Chuck Lavazzi – OnSTL, December 19, 2017
Is ‘Souvenir’ the perfect holiday show?
The Christmas season is many things to many people, but to me it has always been a time to celebrate love and friendship. That’s why I think Max and Louie Productions’ thoroughly wonderful presentation of Stephen Temperley’s comedy Souvenir: A Fantasia on Florence Foster Jenkins just might be the perfect holiday show.
Debby Lennon is ideal as the legendary society matron soprano with the tin ear and Paul Cereghino is the impeccable foil as her accompanist and friend Cosme McMoon. Their story, in Mr. Temperley’s telling, is a tribute to the power of love and friendship. It’s funny, ultimately touching, and brilliantly done under Sydnie Grosberg Ronga’s expert direction. Adding to the polish are Teresa Doggett’s stunning costumes and Dunsi Dai’s elegant set, enhanced greatly by Patrick Huber’s lighting and digital projections.

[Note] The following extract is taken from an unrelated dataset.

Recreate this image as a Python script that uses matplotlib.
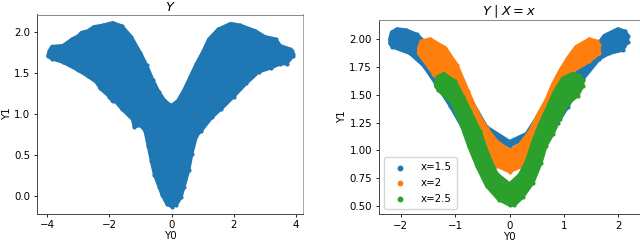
import matplotlib
matplotlib.use("Agg")
import matplotlib.pyplot as plt
import numpy as np

# left panel, outline of the point cloud
left_upper_x = [-3.97, -3.93, -3.85, -3.5, -3.2, -3, -2.9, -2.7, -2.5, -2.2, -1.9, -1.6, -1.3, -1, -0.8, -0.6, -0.4, -0.2, 0,
                0.2, 0.4, 0.6, 0.8, 1, 1.2, 1.5, 1.9, 2.2, 2.7, 3, 3.35, 3.5, 3.8, 3.88, 3.9]
left_upper_y = [1.72, 1.77, 1.82, 1.83, 1.91, 1.95, 1.99, 2.01, 2.06, 2.08, 2.11, 2.07, 1.94, 1.74, 1.59, 1.41, 1.26, 1.15, 1.1,
                1.16, 1.29, 1.45, 1.61, 1.75, 1.91, 2.03, 2.1, 2.08, 2.01, 1.94, 1.91, 1.83, 1.79, 1.77, 1.73]
left_lower_x = [-3.97, -3.85, -3.5, -3, -2.7, -2.4, -2.3, -2, -1.9, -1.9, -1.6, -1.25, -1.2, -1, -0.85, -0.75, -0.65, -0.55, -0.4, -0.3,
                -0.15, 0, 0.15, 0.3, 0.4, 0.55, 0.65, 0.8, 0.95, 1.3, 1.6, 2, 2.4, 2.8, 3.2, 3.5, 3.7, 3.9]
left_lower_y = [1.7, 1.67, 1.63, 1.53, 1.46, 1.38, 1.31, 1.21, 1.15, 1.19, 1.06, 0.93, 0.84, 0.86, 0.79, 0.61, 0.43, 0.26, 0.11, 0.01,
                -0.1, -0.13, -0.11, -0.02, 0.11, 0.31, 0.51, 0.73, 0.79, 0.96, 1.06, 1.21, 1.37, 1.51, 1.56, 1.61, 1.61, 1.7]

# right panel, outline of each x value
blue_upper_x = [-2.2, -2.17, -2.07, -1.9, -1.7, -1.0, -0.42, 0, 0.31, 0.9, 1.65, 1.74, 1.99, 2.12, 2.18]
blue_upper_y = [2.0, 2.06, 2.09, 2.08, 2.04, 1.7, 1.21, 1.08, 1.15, 1.6, 1.97, 2.03, 2.09, 2.07, 2.03]
blue_lower_x = [-2.2, -2.16, -1.83, -1.58, -1.37, -1.09, -0.88, 0, 0.89, 1.07, 1.35, 1.65, 1.83, 2.08, 2.17]
blue_lower_y = [1.96, 1.93, 1.87, 1.76, 1.61, 1.4, 1.22, 1.04, 1.25, 1.39, 1.64, 1.82, 1.87, 1.9, 1.97]

orange_upper_x = [-1.67, -1.62, -1.46, -1.18, -0.97, -0.76, -0.6, -0.42, -0.23, 0, 0.18, 0.37, 0.52, 0.67, 0.8, 0.92, 1.07, 1.22, 1.47, 1.6, 1.65]
orange_upper_y = [1.92, 1.98, 2.0, 1.92, 1.77, 1.53, 1.35, 1.2, 1.08, 1.0, 1.05, 1.17, 1.32, 1.45, 1.6, 1.71, 1.83, 1.93, 2.0, 1.98, 1.95]
orange_lower_x = [-1.67, -1.4, -1.0, -0.42, -0.23, 0, 0.24, 0.8, 1.16, 1.47, 1.65]
orange_lower_y = [1.87, 1.69, 1.39, 1.03, 0.86, 0.81, 0.86, 1.31, 1.71, 1.8, 1.87]

green_upper_x = [-1.36, -1.33, -1.21, -1.0, -0.85, -0.72, -0.54, -0.39, -0.23, 0, 0.18, 0.31, 0.43, 0.55, 0.7, 0.83, 0.98, 1.16, 1.3, 1.35]
green_upper_y = [1.6, 1.66, 1.69, 1.62, 1.48, 1.35, 1.17, 0.96, 0.79, 0.7, 0.78, 0.9, 1.08, 1.23, 1.39, 1.53, 1.65, 1.69, 1.67, 1.63]
green_lower_x = [-1.36, -1.31, -1.06, -0.88, -0.75, -0.6, -0.42, -0.2, 0, 0.09, 0.24, 0.43, 0.58, 0.67, 0.8, 0.92, 1.07, 1.25, 1.35]
green_lower_y = [1.58, 1.54, 1.43, 1.22, 1.04, 0.86, 0.68, 0.56, 0.51, 0.51, 0.58, 0.71, 0.89, 1.04, 1.15, 1.28, 1.42, 1.49, 1.58]

W, H = 640, 241
SIZE = 9
plt.rcParams["font.size"] = 7.4
plt.rcParams["axes.linewidth"] = 0.7
plt.rcParams["xtick.major.size"] = 2.5
plt.rcParams["ytick.major.size"] = 2.5
plt.rcParams["xtick.major.width"] = 0.6
plt.rcParams["ytick.major.width"] = 0.6
plt.rcParams["xtick.major.pad"] = 2.2
plt.rcParams["ytick.major.pad"] = 2.5


def draw_band(ax, up_x, up_y, low_x, low_y, color, label=None):
    xs = np.r_[up_x, low_x[::-1]]
    ys = np.r_[up_y, low_y[::-1]]
    ax.fill(xs, ys, facecolor=color, edgecolor=color, linewidth=2.4, joinstyle="round")
    ax.scatter(xs, ys, s=SIZE, color=color, linewidths=0, label=label)


def style_spines(ax):
    ax.spines["top"].set_color("#888888")
    ax.spines["right"].set_color("#aaaaaa")
    ax.spines["left"].set_color("#444444")
    ax.spines["bottom"].set_color("#444444")


fig = plt.figure(figsize=(W / 100, H / 100), dpi=100)

ax1 = fig.add_axes([37 / W, 1 - 213.5 / H, 266 / W, 199 / H])
draw_band(ax1, left_upper_x, left_upper_y, left_lower_x, left_lower_y, "#1f77b4")
ax1.set_xlim(-4.33, 4.23)
ax1.set_ylim(-0.215, 2.21)
ax1.set_xticks([-4, -2, 0, 2, 4])
ax1.set_yticks([0, 0.5, 1, 1.5, 2])
ax1.set_title("$Y$", fontsize=9.4, pad=1.5)
ax1.set_xlabel("Y0", labelpad=0.8)
ax1.set_ylabel("Y1", labelpad=1)
style_spines(ax1)

ax2 = fig.add_axes([379 / W, 1 - 214 / H, 260.5 / W, 194 / H])
draw_band(ax2, blue_upper_x, blue_upper_y, blue_lower_x, blue_lower_y, "#1f77b4", "x=1.5")
draw_band(ax2, orange_upper_x, orange_upper_y, orange_lower_x, orange_lower_y, "#ff7f0e", "x=2")
draw_band(ax2, green_upper_x, green_upper_y, green_lower_x, green_lower_y, "#2ca02c", "x=2.5")
ax2.set_xlim(-2.4, 2.39)
ax2.set_ylim(0.43, 2.17)
ax2.set_xticks([-2, -1, 0, 1, 2])
ax2.set_yticks([0.5, 0.75, 1, 1.25, 1.5, 1.75, 2])
ax2.set_yticklabels(["0.50", "0.75", "1.00", "1.25", "1.50", "1.75", "2.00"])
ax2.set_title("$Y \\mid X = x$", fontsize=9.4, pad=2)
ax2.set_xlabel("Y0", labelpad=0.8)
ax2.set_ylabel("Y1", labelpad=2)
ax2.legend(loc="lower left", fontsize=7.4, markerscale=1.4, borderpad=0.5,
           labelspacing=0.55, handletextpad=1.1)
style_spines(ax2)

fig.savefig("out.png", dpi=100)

You might be forgiven for not knowing who Florence Foster Jenkins was. A wealthy New York City patron of the arts, she achieved a kind of cult figure status in the 1920s, 30s, and 40s for her stunningly awful performances of art songs including, most (in)famously, the Queen of the Night’s revenge aria from Mozart’s The Magic Flute (which must be heard to be believed). She even recorded nine of them, all of which are now available on CD, iTunes and (of course) YouTube.

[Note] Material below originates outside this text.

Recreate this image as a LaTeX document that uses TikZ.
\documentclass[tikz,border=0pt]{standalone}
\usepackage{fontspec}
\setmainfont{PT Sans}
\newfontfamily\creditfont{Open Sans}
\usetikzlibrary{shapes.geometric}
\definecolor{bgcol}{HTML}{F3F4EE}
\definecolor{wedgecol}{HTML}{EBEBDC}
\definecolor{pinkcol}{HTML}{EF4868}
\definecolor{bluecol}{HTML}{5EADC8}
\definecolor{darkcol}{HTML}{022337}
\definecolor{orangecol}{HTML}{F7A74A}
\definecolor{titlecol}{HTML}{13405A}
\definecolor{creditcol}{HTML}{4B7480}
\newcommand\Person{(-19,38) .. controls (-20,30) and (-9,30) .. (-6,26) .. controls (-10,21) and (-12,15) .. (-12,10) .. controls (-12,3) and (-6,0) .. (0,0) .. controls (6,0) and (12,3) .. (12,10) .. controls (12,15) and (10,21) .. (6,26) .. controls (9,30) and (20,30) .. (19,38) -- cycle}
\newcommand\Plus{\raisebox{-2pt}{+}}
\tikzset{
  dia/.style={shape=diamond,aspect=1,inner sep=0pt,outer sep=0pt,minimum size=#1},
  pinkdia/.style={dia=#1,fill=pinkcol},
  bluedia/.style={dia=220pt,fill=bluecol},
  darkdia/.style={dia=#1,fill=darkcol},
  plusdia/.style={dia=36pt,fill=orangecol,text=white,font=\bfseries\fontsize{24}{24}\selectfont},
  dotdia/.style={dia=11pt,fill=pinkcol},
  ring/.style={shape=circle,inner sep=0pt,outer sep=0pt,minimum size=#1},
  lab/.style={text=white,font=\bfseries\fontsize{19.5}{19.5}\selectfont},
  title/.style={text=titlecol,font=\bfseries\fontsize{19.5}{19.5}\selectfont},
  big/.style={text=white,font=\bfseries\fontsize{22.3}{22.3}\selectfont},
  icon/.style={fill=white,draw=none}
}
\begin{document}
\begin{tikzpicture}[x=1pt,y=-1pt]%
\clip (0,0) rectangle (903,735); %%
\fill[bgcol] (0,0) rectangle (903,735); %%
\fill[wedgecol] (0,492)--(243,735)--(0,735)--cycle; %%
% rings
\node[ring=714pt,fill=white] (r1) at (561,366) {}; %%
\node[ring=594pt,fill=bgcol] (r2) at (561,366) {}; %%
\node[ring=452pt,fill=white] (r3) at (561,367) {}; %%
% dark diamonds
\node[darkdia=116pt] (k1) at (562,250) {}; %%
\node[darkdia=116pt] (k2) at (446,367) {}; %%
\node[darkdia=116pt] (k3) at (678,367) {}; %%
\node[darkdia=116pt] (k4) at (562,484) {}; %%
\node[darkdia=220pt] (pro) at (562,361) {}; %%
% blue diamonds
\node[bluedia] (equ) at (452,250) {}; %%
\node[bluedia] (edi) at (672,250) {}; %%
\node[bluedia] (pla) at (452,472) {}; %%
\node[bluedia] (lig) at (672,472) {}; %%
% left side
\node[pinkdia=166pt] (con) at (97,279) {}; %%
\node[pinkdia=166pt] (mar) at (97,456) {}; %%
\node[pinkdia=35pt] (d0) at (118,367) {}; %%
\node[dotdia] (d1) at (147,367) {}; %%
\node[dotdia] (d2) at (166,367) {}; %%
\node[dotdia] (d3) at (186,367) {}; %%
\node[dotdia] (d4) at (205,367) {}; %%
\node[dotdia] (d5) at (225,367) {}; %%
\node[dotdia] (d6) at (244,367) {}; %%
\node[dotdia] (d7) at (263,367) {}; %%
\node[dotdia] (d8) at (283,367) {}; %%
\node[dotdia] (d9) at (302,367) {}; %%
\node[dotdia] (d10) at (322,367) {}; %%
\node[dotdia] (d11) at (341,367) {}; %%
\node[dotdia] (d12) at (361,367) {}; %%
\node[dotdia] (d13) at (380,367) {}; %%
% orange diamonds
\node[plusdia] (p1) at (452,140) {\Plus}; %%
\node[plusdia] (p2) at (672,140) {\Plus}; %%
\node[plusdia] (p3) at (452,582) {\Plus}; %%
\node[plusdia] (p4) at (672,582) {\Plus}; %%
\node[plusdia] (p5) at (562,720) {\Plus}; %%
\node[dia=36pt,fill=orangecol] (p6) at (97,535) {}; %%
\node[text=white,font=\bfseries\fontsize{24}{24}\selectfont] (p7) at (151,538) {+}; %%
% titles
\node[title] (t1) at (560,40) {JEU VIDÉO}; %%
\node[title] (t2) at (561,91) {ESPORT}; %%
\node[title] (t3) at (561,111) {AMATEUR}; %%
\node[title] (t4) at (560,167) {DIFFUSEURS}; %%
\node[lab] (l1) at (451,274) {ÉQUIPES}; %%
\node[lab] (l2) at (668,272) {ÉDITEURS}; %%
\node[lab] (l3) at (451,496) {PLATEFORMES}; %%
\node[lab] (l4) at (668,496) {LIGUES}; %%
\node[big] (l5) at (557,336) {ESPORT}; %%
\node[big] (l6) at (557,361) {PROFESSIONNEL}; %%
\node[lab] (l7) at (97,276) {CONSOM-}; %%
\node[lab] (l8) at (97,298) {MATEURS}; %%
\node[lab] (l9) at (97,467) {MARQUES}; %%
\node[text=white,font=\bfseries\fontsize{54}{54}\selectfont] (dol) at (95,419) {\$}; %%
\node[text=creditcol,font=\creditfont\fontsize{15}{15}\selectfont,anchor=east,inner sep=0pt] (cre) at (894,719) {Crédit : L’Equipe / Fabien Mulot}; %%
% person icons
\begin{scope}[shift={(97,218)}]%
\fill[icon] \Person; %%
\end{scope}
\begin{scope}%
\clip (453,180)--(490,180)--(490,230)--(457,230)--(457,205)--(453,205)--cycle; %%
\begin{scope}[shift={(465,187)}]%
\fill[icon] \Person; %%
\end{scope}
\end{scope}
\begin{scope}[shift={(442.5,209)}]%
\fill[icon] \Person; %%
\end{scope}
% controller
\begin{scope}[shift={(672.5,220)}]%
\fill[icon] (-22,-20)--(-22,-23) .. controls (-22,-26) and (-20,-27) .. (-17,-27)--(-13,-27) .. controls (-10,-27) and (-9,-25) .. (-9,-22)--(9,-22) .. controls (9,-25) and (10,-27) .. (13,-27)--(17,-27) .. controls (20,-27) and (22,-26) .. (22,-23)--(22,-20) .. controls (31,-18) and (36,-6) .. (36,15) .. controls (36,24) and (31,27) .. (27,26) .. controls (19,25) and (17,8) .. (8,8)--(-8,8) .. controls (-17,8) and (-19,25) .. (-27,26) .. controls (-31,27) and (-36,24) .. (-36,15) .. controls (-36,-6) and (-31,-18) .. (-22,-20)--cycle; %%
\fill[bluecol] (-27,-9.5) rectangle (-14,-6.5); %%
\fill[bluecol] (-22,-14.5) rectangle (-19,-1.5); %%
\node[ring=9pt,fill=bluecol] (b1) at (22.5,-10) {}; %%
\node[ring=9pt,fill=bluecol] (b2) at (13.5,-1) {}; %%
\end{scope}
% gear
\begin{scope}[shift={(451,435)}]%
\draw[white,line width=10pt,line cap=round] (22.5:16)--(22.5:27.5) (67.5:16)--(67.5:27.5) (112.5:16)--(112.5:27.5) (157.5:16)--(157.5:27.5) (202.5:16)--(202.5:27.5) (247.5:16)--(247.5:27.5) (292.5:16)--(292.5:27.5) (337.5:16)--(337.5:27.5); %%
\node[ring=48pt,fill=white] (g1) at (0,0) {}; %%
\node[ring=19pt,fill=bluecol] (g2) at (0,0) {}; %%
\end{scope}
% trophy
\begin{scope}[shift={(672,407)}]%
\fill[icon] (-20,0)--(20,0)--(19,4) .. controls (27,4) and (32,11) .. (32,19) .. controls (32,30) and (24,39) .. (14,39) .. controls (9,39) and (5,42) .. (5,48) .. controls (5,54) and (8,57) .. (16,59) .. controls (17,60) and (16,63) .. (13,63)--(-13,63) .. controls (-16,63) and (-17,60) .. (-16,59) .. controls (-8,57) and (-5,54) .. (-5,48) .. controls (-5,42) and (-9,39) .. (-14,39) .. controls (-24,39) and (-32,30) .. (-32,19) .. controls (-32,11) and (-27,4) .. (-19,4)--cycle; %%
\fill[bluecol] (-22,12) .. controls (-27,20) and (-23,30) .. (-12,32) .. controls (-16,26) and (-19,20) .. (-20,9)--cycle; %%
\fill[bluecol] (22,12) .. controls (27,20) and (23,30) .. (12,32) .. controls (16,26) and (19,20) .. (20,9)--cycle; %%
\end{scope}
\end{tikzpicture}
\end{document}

In short, she was the Ed Wood of classical music. Like a certain reality TV show star who has risen to national prominence recently, her self-confidence was inversely proportional to her actual ability. Unlike him, she was a kind and caring person who donated all the proceeds from her private concerts to charity and who inspired affection and loyalty in her friends and admirers.
The role of Ms. Jenkins is a challenging one, requiring a skilled actress who is also a strong singer with a good ear. Ms. Lennon is both of those. She sounds so much like Ms. Jenkins’s recordings that it’s sometimes eerie.
The part of Cosme McMoon offers a different set of challenges, since the actor not only carries the bulk of the story but also must sing and play the piano credibly. Mr. Cereghino is just the man for the job, instantly winning the audience’s affection with his self-effacing humor and his easy confidence at the baby grand. They’re a flawless team.
“An artist,” observes McMoon early in the play, “finds his or her own true voice. Second-raters sound like everyone else. The real ones-when you hear them-there’s no mistaking.” Souvenir is a witty and wise tribute to someone who never sounded like anyone else, and if the final scene (which I refuse to spoil for you) doesn’t break your heart, you don’t have one to break.